In simple terms, monitoring tells you something is wrong; observability helps you understand why.
| Category | Monitoring | Observability |
|---|---|---|
| Primary Purpose | Tracks known issues and system health using predefined metrics, thresholds, and alerts | Helps teams investigate unknown issues and understand why problems happen |
| Main Focus | Detecting when something goes wrong | Explaining what went wrong, where, and why |
| Approach | Relies on dashboards, static rules, and alerting for expected conditions | Correlates telemetry across systems to support deeper investigation |
| Questions It Answers | “Is the system up?” “Did latency spike?” “Did CPU usage cross a threshold?” | “Why did latency spike?” “Which service caused the issue?” “How did the failure spread?” |
| Type of Problems | Best for known failure modes and recurring issues | Best for complex, novel, or distributed failures |
| Data Used | Usually focused on selected metrics and alerts | Uses metrics, logs, traces, events, and contextual telemetry together |
| Troubleshooting Depth | Indicates that a problem exists | Helps uncover root cause and downstream impact |
| Use in Modern Environments | Useful for baseline health checks and alerting | Essential for troubleshooting microservices, cloud-native apps, and dynamic environments |
| Outcome | Faster detection of known issues | Faster root-cause analysis and more informed remediation |
Observability vs. Security
Observability and security both analyze system data, but they are designed to support different teams, workflows, and operational goals. Observability is focused on application health, performance, availability, and user experience. Security is focused on identifying threats, suspicious behavior, policy violations, and risk.
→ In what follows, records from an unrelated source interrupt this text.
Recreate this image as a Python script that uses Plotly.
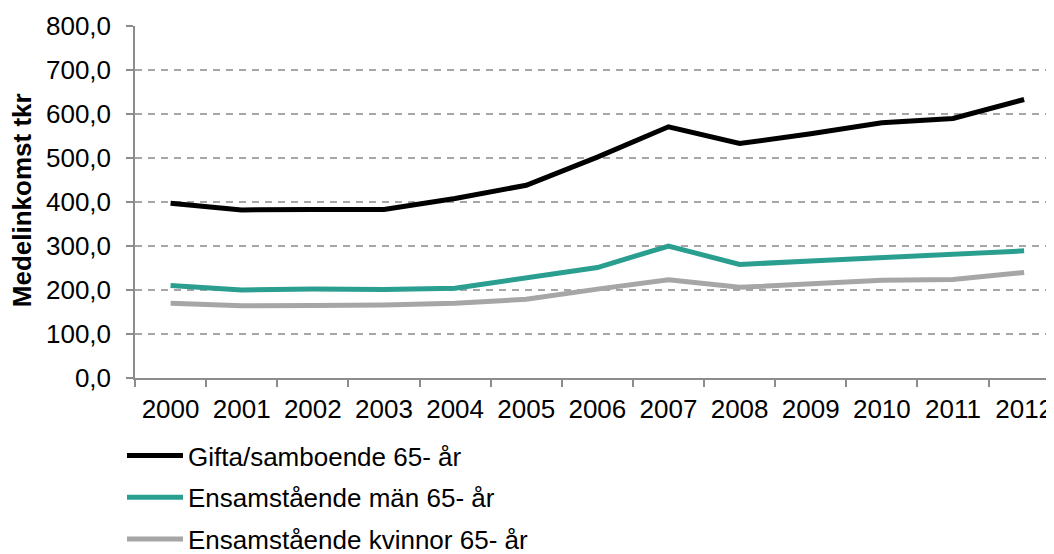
import plotly.graph_objects as go

years = ["2000", "2001", "2002", "2003", "2004", "2005", "2006",
         "2007", "2008", "2009", "2010", "2011", "2012"]
gifta = [397, 382, 383, 383, 408, 438, 502, 571, 533, 555, 580, 590, 633]
man = [210, 200, 202, 201, 204, 227, 251, 300, 258, 266, 274, 282, 289]
kvinnor = [170, 164, 165, 166, 170, 179, 202, 223, 206, 215, 222, 224, 240]
names = ["Gifta/samboende 65- år", "Ensamstående män 65- år",
         "Ensamstående kvinnor 65- år"]
colors = ["#000000", "#2A9E8F", "#A6A6A6"]
ytickvals = [0, 100, 200, 300, 400, 500, 600, 700, 800]
yticktext = ["0,0", "100,0", "200,0", "300,0", "400,0", "500,0", "600,0",
             "700,0", "800,0"]
ytitle = "Medelinkomst tkr"

FONT = "Liberation Sans, Arial, sans-serif"
W, H = 1046, 546

fig = go.Figure()
for i, (name, vals, col) in enumerate(zip(names, [gifta, man, kvinnor], colors)):
    fig.add_trace(go.Scatter(
        x=years, y=vals, name=name, mode="lines",
        line=dict(color=col, width=5),
        legendgroup=f"g{i}",
    ))

fig.update_layout(
    width=W, height=H,
    margin=dict(l=127, r=0, t=18, b=176, autoexpand=False),
    paper_bgcolor="white", plot_bgcolor="white",
    font=dict(family=FONT, size=26, color="#000000"),
    showlegend=True,
    legend=dict(
        orientation="v", xref="container", yref="container",
        x=114 / W, xanchor="left", y=1 - 424 / H, yanchor="top",
        font=dict(size=26, family=FONT), tracegroupgap=5, itemwidth=56,
        bgcolor="rgba(0,0,0,0)", borderwidth=0,
    ),
    annotations=[dict(
        text=f"<b>{ytitle}</b>", textangle=-90, showarrow=False,
        xref="paper", yref="paper", x=-0.123, y=0.505,
        xanchor="center", yanchor="middle",
        font=dict(size=26, family=FONT, color="#000000"),
    )],
)
fig.update_xaxes(
    type="category", range=[-0.5, 12.42], automargin=False,
    tickson="boundaries", ticks="outside", ticklen=7, tickwidth=1.5,
    tickcolor="#8C8C8C", showline=True, linecolor="#8C8C8C", linewidth=1.5,
    showgrid=False, zeroline=False, ticklabelstandoff=7,
    tickfont=dict(size=26, family=FONT),
)
fig.update_yaxes(
    range=[0, 800], tickvals=ytickvals, ticktext=yticktext, automargin=False,
    ticks="outside", ticklen=7, tickwidth=1.5, tickcolor="#8C8C8C",
    showline=True, linecolor="#8C8C8C", linewidth=1.5,
    showgrid=True, gridcolor="#A6A6A6", gridwidth=1.5, griddash="7px,6px",
    zeroline=False, ticklabelstandoff=10,
    tickfont=dict(size=26, family=FONT),
)

fig.write_html("out.html")
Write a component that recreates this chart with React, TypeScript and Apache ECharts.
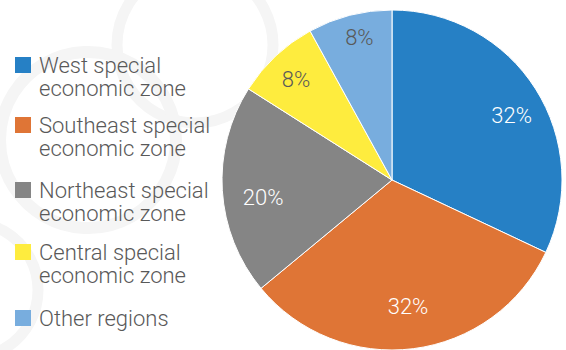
import React, { useEffect, useRef } from "react";
import * as echarts from "echarts";

const categories = [
  "West special\neconomic zone",
  "Southeast special\neconomic zone",
  "Northeast special\neconomic zone",
  "Central special\neconomic zone",
  "Other regions",
];
const shares = [32, 32, 20, 8, 8];
const colors = ["#2680C5", "#DF7536", "#858585", "#FEEC3E", "#78ADDE"];
const labelColors = ["#ffffff", "#ffffff", "#ffffff", "#595959", "#595959"];

const FONT = "Roboto, 'Liberation Sans', Arial, sans-serif";
const LINE_H = 23.5;
const iconCenters = [65, 125, 190, 252, 318];
const CX = 392;
const CY = 180;
// label placement (Excel "best fit"): radial distance and small angular shift
const labelRadius = [136, 128, 130, 139, 146];
const labelShiftDeg = [4, 0, -4, -0.5, 1.5];

export default function App() {
  const ref = useRef<HTMLDivElement>(null);
  useEffect(() => {
    if (!ref.current) return;
    const chart = echarts.init(ref.current, undefined, { renderer: "svg" });

    const textBase = {
      fontFamily: FONT,
      fontWeight: 300,
      fontSize: 22,
      lineHeight: LINE_H,
      color: "#595959",
    };

    const legends = categories.map((name, i) => {
      const twoLine = name.includes("\n");
      return {
        show: true,
        orient: "vertical",
        left: 15,
        top: twoLine ? iconCenters[i] - LINE_H * 1.5 : iconCenters[i] - LINE_H / 2,
        padding: 0,
        selectedMode: false,
        icon: "rect",
        itemWidth: 16,
        itemHeight: 16,
        itemStyle: { borderWidth: 0 },
        formatter: (n: string) =>
          (twoLine ? "\n" : "") +
          n
            .split("\n")
            .map((s) => `{t|${s}}`)
            .join("\n"),
        data: [{ name, itemStyle: { color: colors[i], borderWidth: 0 } }],
        textStyle: {
          ...textBase,
          rich: { t: { ...textBase, padding: [0, 0, 0, 3] } },
        },
      };
    });

    const ring = (cx: number, cy: number, r: number, w: number) => ({
      type: "circle",
      shape: { cx, cy, r },
      style: { fill: "none", stroke: "#f5f5f5", lineWidth: w },
      z: -10,
      silent: true,
    });

    chart.setOption({
      animation: false,
      backgroundColor: "#ffffff",
      graphic: [
        ring(195, 45, 78, 11),
        ring(88, 140, 88, 12),
        ring(-30, 290, 68, 11),
      ],
      legend: legends,
      series: [
        {
          type: "pie",
          center: [CX, CY],
          radius: 170,
          startAngle: 90,
          clockwise: true,
          silent: true,
          itemStyle: { borderColor: "#ffffff", borderWidth: 1 },
          labelLine: { show: false },
          label: {
            show: true,
            position: "inside",
            formatter: "{c}%",
            fontFamily: FONT,
            fontWeight: 300,
            fontSize: 22,
          },
          labelLayout: (p: any) => {
            const i = p.dataIndex;
            const r = p.labelRect;
            const lx = r.x + r.width / 2;
            const ly = r.y + r.height / 2;
            const ang = Math.atan2(ly - CY, lx - CX) + (labelShiftDeg[i] * Math.PI) / 180;
            const tx = CX + labelRadius[i] * Math.cos(ang);
            const ty = CY + labelRadius[i] * Math.sin(ang);
            return { dx: tx - lx, dy: ty - ly };
          },
          data: categories.map((name, i) => ({
            name,
            value: shares[i],
            itemStyle: { color: colors[i] },
            label: { color: labelColors[i] },
          })),
        },
      ],
    });
    return () => chart.dispose();
  }, []);
  return (
    <div
      ref={ref}
      style={{ position: "fixed", left: 0, top: 0, width: 566, height: 350 }}
    />
  );
}
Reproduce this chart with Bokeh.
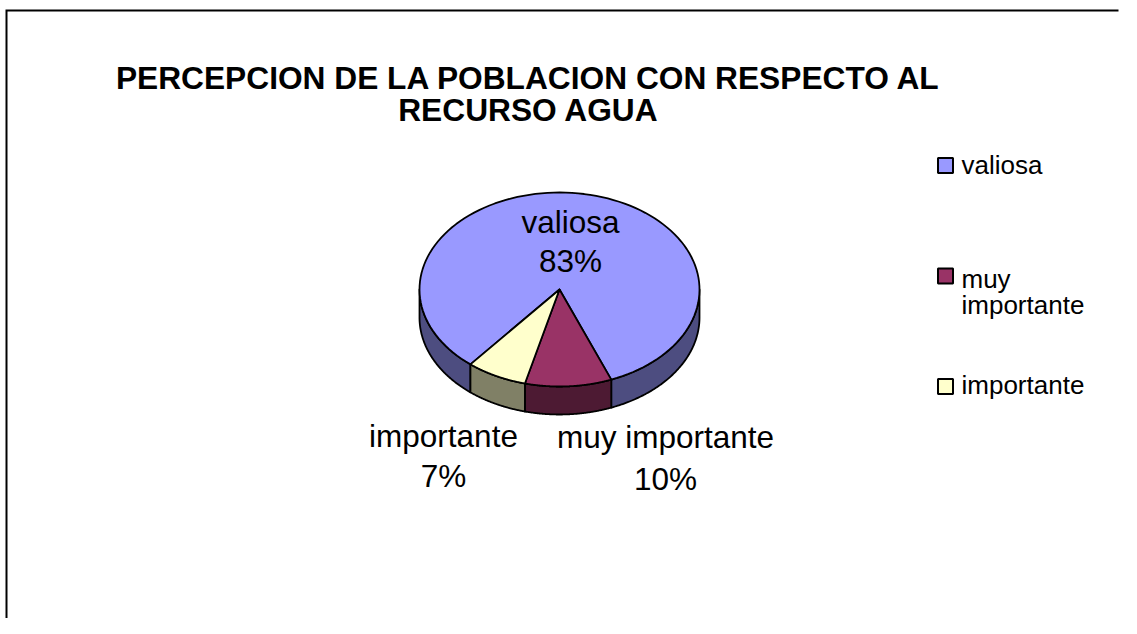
import numpy as np
from bokeh.plotting import figure
from bokeh.models import Range1d
from bokeh.core.properties import value
from bokeh.embed import file_html
from bokeh.resources import INLINE

# ---- data ----
categories = ["valiosa", "muy importante", "importante"]
percentages = [83, 10, 7]
legend_labels = ["valiosa", "muy\nimportante", "importante"]
title_lines = ["PERCEPCION DE LA POBLACION CON RESPECTO AL", "RECURSO AGUA"]

# ---- styles ----
top_colors = ["#9999FF", "#993366", "#FFFFCC"]
side_colors = ["#4D4D80", "#4D1A33", "#808066"]
FONT = value("Liberation Sans")

W, H = 1121, 618
p = figure(width=W, height=H, x_range=Range1d(0, W), y_range=Range1d(H, 0),
           x_axis_type=None, y_axis_type=None, output_backend="svg",
           toolbar_location=None, min_border=0)
p.grid.visible = False
p.outline_line_color = None
p.background_fill_color = "white"
p.border_fill_color = "white"

# chart border (left & top visible)
p.line(x=[6, 6, W - 3], y=[H, 10, 10], line_color="black", line_width=2, line_join="miter")

# baseline correction for Bokeh text placement
def bl(y, size):
    return y - 0.33 * size

# ---- title ----
TS = 31.7
title_x = 528
title_baselines = [88, 120]
p.text(x=[title_x] * len(title_lines), y=[bl(y, TS) for y in title_baselines], text=title_lines,
       text_font=FONT, text_font_size=f"{TS}px", text_font_style="bold",
       text_align="center", text_baseline="alphabetic", text_color="black")

# ---- 3D pie ----
cx, cy, rx, ry, depth = 559, 289, 140, 97, 28
start_deg = 230.5
total = float(sum(percentages))
cum = np.cumsum([0] + percentages)

def arc(a, b, n=120):
    t = np.radians(np.linspace(a, b, n))
    return cx + rx * np.cos(t), cy - ry * np.sin(t)

side_xs, side_ys, side_fc = [], [], []
top_xs, top_ys = [], []
for i, v in enumerate(percentages):
    hi = start_deg - cum[i] / total * 360.0
    lo = hi - v / total * 360.0
    for k in range(-2, 3):
        a = max(lo, 180 + 360 * k)
        b = min(hi, 360 + 360 * k)
        if b > a:
            x1, y1 = arc(a, b)
            xs = np.concatenate([x1, x1[::-1]])
            ys = np.concatenate([y1, (y1 + depth)[::-1]])
            side_xs.append(list(xs)); side_ys.append(list(ys)); side_fc.append(side_colors[i])
    x1, y1 = arc(lo, hi)
    top_xs.append([cx] + list(x1)); top_ys.append([cy] + list(y1))

p.patches(xs=side_xs, ys=side_ys, fill_color=side_fc, line_color="black",
          line_width=1.8, line_join="round")
p.patches(xs=top_xs, ys=top_ys, fill_color=top_colors, line_color="black",
          line_width=1.8, line_join="round")

# ---- data labels ----
LS = 31.5
label_pos = [(570, 232, 271), (665, 447, 489), (443, 446, 486)]
for i, cat in enumerate(categories):
    x, y1, y2 = label_pos[i]
    p.text(x=[x, x], y=[bl(y1, LS), bl(y2, LS)], text=[cat, f"{percentages[i]}%"],
           text_font=FONT, text_font_size=f"{LS}px", text_align="center",
           text_baseline="alphabetic", text_color="black")

# ---- legend ----
GS = 26
sq_x = 945
sq_y = [165, 275.5, 386]
txt_x = 961
txt_y = [173, 287, 393]
p.rect(x=[sq_x] * 3, y=sq_y, width=15, height=15, fill_color=top_colors,
       line_color="black", line_width=2)
for i, lab in enumerate(legend_labels):
    lines = lab.split("\n")
    p.text(x=[txt_x] * len(lines), y=[bl(txt_y[i] + 26 * j, GS) for j in range(len(lines))],
           text=lines, text_font=FONT, text_font_size=f"{GS}px", text_align="left",
           text_baseline="alphabetic", text_color="black")

open("out.html", "w").write(file_html(p, INLINE))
There is overlap between the two, especially when telemetry supports investigations. However, the primary users and desired outcomes are different. Observability is typically used by DevOps, SRE, engineering, and platform teams, while security telemetry is used by SOC and security teams to detect and respond to threats.
Common Observability Challenges
Although observability improves visibility across modern environments, organizations often face technical and operational challenges when implementing it at scale. Common challenges include system complexity, growing data volume, high-cardinality telemetry, and tool sprawl.
Distributed architectures create more potential failure points and make troubleshooting harder. At the same time, long retention periods and high-ingest telemetry can increase cost, while too many disconnected tools slow investigations and make it harder to correlate issues across the environment. High-cardinality data adds valuable detail, but it also increases query and storage complexity.
What Makes a System Observable?
A system is truly observable when it combines comprehensive instrumentation, useful telemetry, cross-system context, and analysis that leads to action. In other words, the goal is not just to collect data, but to make that data meaningful enough for engineers to understand system behavior and respond effectively.
Observability in Cloud Native Environments
Modern observability is especially important in cloud native environments, where services are distributed, workloads are ephemeral, and code changes happen rapidly. Teams must be able to follow requests across microservices, understand short-lived containers and Kubernetes workloads, and keep pace with continuous deployment. These conditions make observability a core operational requirement rather than an optional layer of visibility.
Because cloud native systems introduce more services, APIs, identities, workloads, and deployment patterns, observability also works closely with cloud native security practices. Together, they help teams understand both system behavior and risk across dynamic environments.